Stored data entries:
-- Begin --
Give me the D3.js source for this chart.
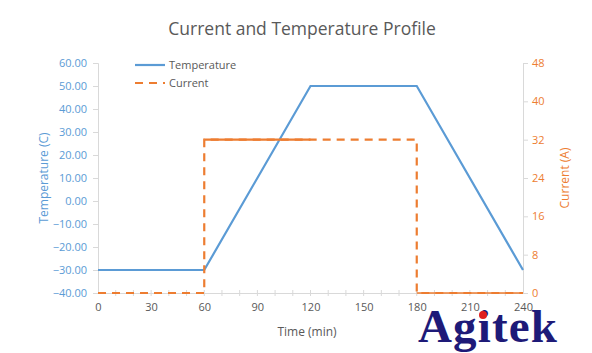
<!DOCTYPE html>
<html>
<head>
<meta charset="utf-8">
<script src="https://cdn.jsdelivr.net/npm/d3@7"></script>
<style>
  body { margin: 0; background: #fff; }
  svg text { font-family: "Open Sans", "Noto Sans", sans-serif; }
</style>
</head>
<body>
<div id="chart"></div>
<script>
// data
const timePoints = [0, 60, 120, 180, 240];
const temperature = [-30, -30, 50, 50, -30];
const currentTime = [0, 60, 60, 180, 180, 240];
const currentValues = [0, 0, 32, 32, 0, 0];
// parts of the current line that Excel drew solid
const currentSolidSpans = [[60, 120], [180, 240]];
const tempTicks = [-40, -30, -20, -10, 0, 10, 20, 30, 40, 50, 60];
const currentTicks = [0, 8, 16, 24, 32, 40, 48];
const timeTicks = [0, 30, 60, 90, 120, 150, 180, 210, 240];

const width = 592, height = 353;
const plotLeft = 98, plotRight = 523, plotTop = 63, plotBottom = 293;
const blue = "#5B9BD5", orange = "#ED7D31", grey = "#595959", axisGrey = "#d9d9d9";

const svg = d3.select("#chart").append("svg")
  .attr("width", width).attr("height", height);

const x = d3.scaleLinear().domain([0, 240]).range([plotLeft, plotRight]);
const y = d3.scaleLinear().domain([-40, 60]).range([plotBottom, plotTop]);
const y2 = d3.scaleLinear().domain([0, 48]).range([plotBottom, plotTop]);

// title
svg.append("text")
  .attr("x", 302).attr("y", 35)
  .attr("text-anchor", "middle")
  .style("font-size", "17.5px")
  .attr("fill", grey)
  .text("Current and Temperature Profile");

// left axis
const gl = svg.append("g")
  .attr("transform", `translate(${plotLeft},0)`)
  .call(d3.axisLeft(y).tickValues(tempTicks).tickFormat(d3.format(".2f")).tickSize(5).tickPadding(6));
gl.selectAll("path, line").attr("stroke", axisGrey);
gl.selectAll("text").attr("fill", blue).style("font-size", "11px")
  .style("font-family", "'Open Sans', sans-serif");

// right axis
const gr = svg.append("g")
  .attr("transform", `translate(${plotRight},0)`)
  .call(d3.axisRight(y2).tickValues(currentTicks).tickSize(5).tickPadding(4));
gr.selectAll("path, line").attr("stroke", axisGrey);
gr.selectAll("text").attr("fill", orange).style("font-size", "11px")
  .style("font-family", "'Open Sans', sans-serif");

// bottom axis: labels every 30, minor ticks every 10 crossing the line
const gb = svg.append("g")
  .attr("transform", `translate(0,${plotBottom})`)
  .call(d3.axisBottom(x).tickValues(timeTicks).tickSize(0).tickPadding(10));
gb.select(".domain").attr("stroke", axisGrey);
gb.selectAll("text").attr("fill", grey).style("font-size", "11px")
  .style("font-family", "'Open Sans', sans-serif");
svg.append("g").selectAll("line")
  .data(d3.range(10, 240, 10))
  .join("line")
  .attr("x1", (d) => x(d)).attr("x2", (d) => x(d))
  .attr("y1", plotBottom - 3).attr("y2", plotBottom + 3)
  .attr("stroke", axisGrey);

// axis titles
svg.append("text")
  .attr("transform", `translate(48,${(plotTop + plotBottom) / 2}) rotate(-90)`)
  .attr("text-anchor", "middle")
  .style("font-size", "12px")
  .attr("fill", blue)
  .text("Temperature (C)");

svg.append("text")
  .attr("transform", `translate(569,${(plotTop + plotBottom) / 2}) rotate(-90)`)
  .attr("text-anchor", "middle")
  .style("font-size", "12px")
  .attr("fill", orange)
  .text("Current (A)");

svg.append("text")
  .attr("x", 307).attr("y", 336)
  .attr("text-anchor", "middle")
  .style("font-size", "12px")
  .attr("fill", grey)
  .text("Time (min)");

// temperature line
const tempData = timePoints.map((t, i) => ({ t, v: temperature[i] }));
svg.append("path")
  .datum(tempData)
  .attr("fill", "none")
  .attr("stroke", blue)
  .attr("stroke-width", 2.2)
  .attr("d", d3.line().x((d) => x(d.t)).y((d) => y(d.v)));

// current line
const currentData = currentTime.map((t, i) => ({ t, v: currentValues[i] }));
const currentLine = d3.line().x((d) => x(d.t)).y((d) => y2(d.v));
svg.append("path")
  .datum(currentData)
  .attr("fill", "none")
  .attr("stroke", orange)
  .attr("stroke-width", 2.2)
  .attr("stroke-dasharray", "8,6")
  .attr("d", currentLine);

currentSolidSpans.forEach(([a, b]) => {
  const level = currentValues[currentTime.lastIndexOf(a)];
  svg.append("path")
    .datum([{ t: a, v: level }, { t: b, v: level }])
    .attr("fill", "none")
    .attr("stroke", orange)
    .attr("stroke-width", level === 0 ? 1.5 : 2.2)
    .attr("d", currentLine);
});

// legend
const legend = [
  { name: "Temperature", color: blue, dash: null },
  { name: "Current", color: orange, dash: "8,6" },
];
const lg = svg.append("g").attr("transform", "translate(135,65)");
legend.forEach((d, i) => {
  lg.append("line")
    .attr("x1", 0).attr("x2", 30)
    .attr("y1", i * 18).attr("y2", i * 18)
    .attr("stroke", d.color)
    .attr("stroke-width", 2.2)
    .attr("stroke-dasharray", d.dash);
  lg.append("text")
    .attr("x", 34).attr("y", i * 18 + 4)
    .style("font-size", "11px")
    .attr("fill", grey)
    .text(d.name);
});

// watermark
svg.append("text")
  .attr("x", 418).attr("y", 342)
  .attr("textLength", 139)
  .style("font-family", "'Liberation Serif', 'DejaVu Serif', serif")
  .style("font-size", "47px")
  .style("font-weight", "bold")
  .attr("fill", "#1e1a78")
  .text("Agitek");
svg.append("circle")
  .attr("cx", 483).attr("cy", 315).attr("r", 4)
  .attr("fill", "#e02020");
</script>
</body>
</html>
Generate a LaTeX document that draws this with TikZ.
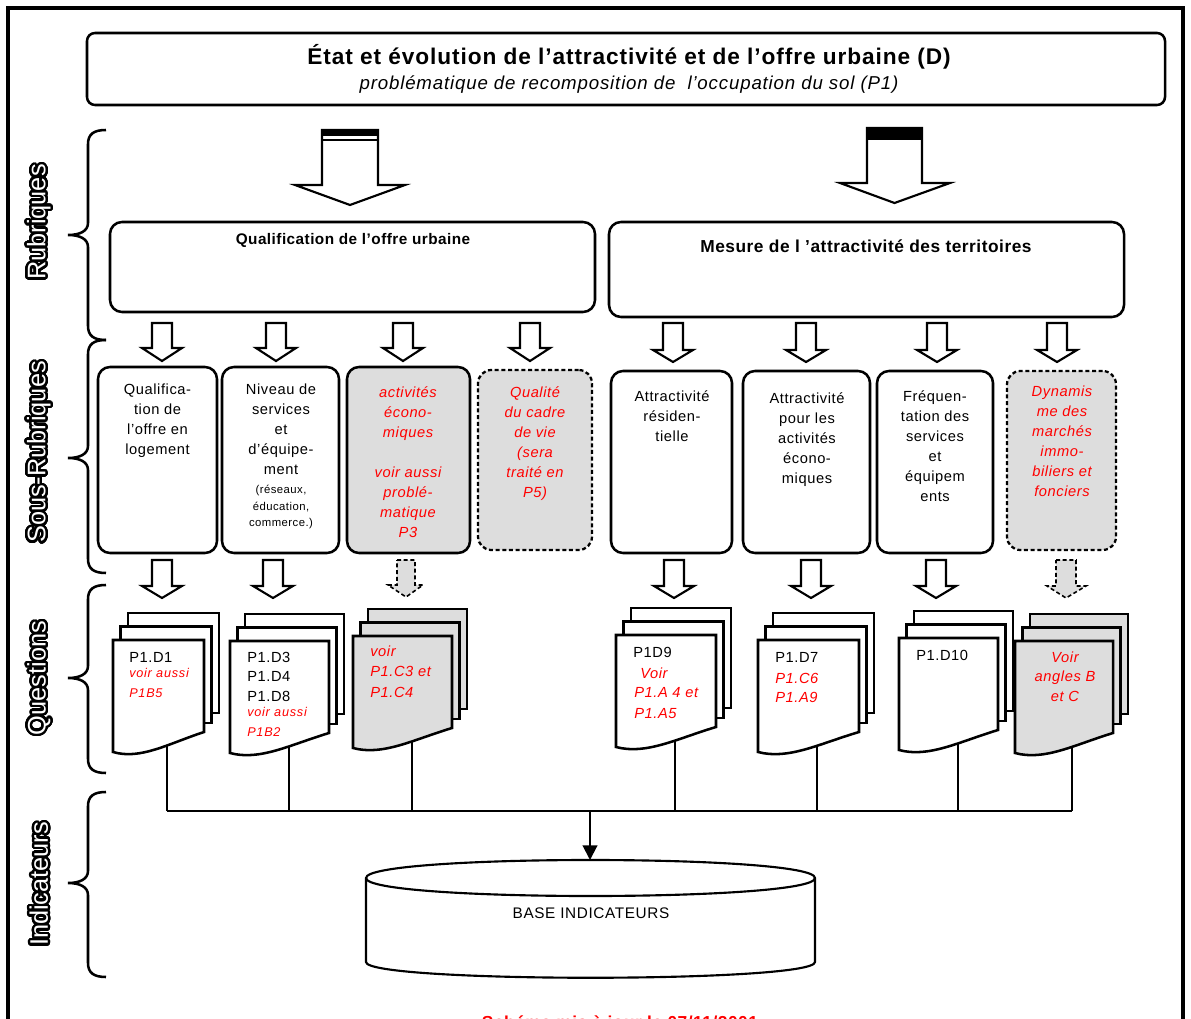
-- End --
- Problem to solve
Leave out the pictures and print each record exactly as it stands.

- Exercise solution
Give me the D3.js source for this chart.
<!DOCTYPE html>
<html>
<head>
<meta charset="utf-8">
<script src="https://cdn.jsdelivr.net/npm/d3@7"></script>
<style>
  body { margin: 0; background: #fff; }
  svg text { font-family: "Open Sans", "Noto Sans", sans-serif; }
</style>
</head>
<body>
<div id="chart"></div>
<script>
// data
const timePoints = [0, 60, 120, 180, 240];
const temperature = [-30, -30, 50, 50, -30];
const currentTime = [0, 60, 60, 180, 180, 240];
const currentValues = [0, 0, 32, 32, 0, 0];
// parts of the current line that Excel drew solid
const currentSolidSpans = [[60, 120], [180, 240]];
const tempTicks = [-40, -30, -20, -10, 0, 10, 20, 30, 40, 50, 60];
const currentTicks = [0, 8, 16, 24, 32, 40, 48];
const timeTicks = [0, 30, 60, 90, 120, 150, 180, 210, 240];

const width = 592, height = 353;
const plotLeft = 98, plotRight = 523, plotTop = 63, plotBottom = 293;
const blue = "#5B9BD5", orange = "#ED7D31", grey = "#595959", axisGrey = "#d9d9d9";

const svg = d3.select("#chart").append("svg")
  .attr("width", width).attr("height", height);

const x = d3.scaleLinear().domain([0, 240]).range([plotLeft, plotRight]);
const y = d3.scaleLinear().domain([-40, 60]).range([plotBottom, plotTop]);
const y2 = d3.scaleLinear().domain([0, 48]).range([plotBottom, plotTop]);

// title
svg.append("text")
  .attr("x", 302).attr("y", 35)
  .attr("text-anchor", "middle")
  .style("font-size", "17.5px")
  .attr("fill", grey)
  .text("Current and Temperature Profile");

// left axis
const gl = svg.append("g")
  .attr("transform", `translate(${plotLeft},0)`)
  .call(d3.axisLeft(y).tickValues(tempTicks).tickFormat(d3.format(".2f")).tickSize(5).tickPadding(6));
gl.selectAll("path, line").attr("stroke", axisGrey);
gl.selectAll("text").attr("fill", blue).style("font-size", "11px")
  .style("font-family", "'Open Sans', sans-serif");

// right axis
const gr = svg.append("g")
  .attr("transform", `translate(${plotRight},0)`)
  .call(d3.axisRight(y2).tickValues(currentTicks).tickSize(5).tickPadding(4));
gr.selectAll("path, line").attr("stroke", axisGrey);
gr.selectAll("text").attr("fill", orange).style("font-size", "11px")
  .style("font-family", "'Open Sans', sans-serif");

// bottom axis: labels every 30, minor ticks every 10 crossing the line
const gb = svg.append("g")
  .attr("transform", `translate(0,${plotBottom})`)
  .call(d3.axisBottom(x).tickValues(timeTicks).tickSize(0).tickPadding(10));
gb.select(".domain").attr("stroke", axisGrey);
gb.selectAll("text").attr("fill", grey).style("font-size", "11px")
  .style("font-family", "'Open Sans', sans-serif");
svg.append("g").selectAll("line")
  .data(d3.range(10, 240, 10))
  .join("line")
  .attr("x1", (d) => x(d)).attr("x2", (d) => x(d))
  .attr("y1", plotBottom - 3).attr("y2", plotBottom + 3)
  .attr("stroke", axisGrey);

// axis titles
svg.append("text")
  .attr("transform", `translate(48,${(plotTop + plotBottom) / 2}) rotate(-90)`)
  .attr("text-anchor", "middle")
  .style("font-size", "12px")
  .attr("fill", blue)
  .text("Temperature (C)");

svg.append("text")
  .attr("transform", `translate(569,${(plotTop + plotBottom) / 2}) rotate(-90)`)
  .attr("text-anchor", "middle")
  .style("font-size", "12px")
  .attr("fill", orange)
  .text("Current (A)");

svg.append("text")
  .attr("x", 307).attr("y", 336)
  .attr("text-anchor", "middle")
  .style("font-size", "12px")
  .attr("fill", grey)
  .text("Time (min)");

// temperature line
const tempData = timePoints.map((t, i) => ({ t, v: temperature[i] }));
svg.append("path")
  .datum(tempData)
  .attr("fill", "none")
  .attr("stroke", blue)
  .attr("stroke-width", 2.2)
  .attr("d", d3.line().x((d) => x(d.t)).y((d) => y(d.v)));

// current line
const currentData = currentTime.map((t, i) => ({ t, v: currentValues[i] }));
const currentLine = d3.line().x((d) => x(d.t)).y((d) => y2(d.v));
svg.append("path")
  .datum(currentData)
  .attr("fill", "none")
  .attr("stroke", orange)
  .attr("stroke-width", 2.2)
  .attr("stroke-dasharray", "8,6")
  .attr("d", currentLine);

currentSolidSpans.forEach(([a, b]) => {
  const level = currentValues[currentTime.lastIndexOf(a)];
  svg.append("path")
    .datum([{ t: a, v: level }, { t: b, v: level }])
    .attr("fill", "none")
    .attr("stroke", orange)
    .attr("stroke-width", level === 0 ? 1.5 : 2.2)
    .attr("d", currentLine);
});

// legend
const legend = [
  { name: "Temperature", color: blue, dash: null },
  { name: "Current", color: orange, dash: "8,6" },
];
const lg = svg.append("g").attr("transform", "translate(135,65)");
legend.forEach((d, i) => {
  lg.append("line")
    .attr("x1", 0).attr("x2", 30)
    .attr("y1", i * 18).attr("y2", i * 18)
    .attr("stroke", d.color)
    .attr("stroke-width", 2.2)
    .attr("stroke-dasharray", d.dash);
  lg.append("text")
    .attr("x", 34).attr("y", i * 18 + 4)
    .style("font-size", "11px")
    .attr("fill", grey)
    .text(d.name);
});

// watermark
svg.append("text")
  .attr("x", 418).attr("y", 342)
  .attr("textLength", 139)
  .style("font-family", "'Liberation Serif', 'DejaVu Serif', serif")
  .style("font-size", "47px")
  .style("font-weight", "bold")
  .attr("fill", "#1e1a78")
  .text("Agitek");
svg.append("circle")
  .attr("cx", 483).attr("cy", 315).attr("r", 4)
  .attr("fill", "#e02020");
</script>
</body>
</html>
Generate a LaTeX document that draws this with TikZ.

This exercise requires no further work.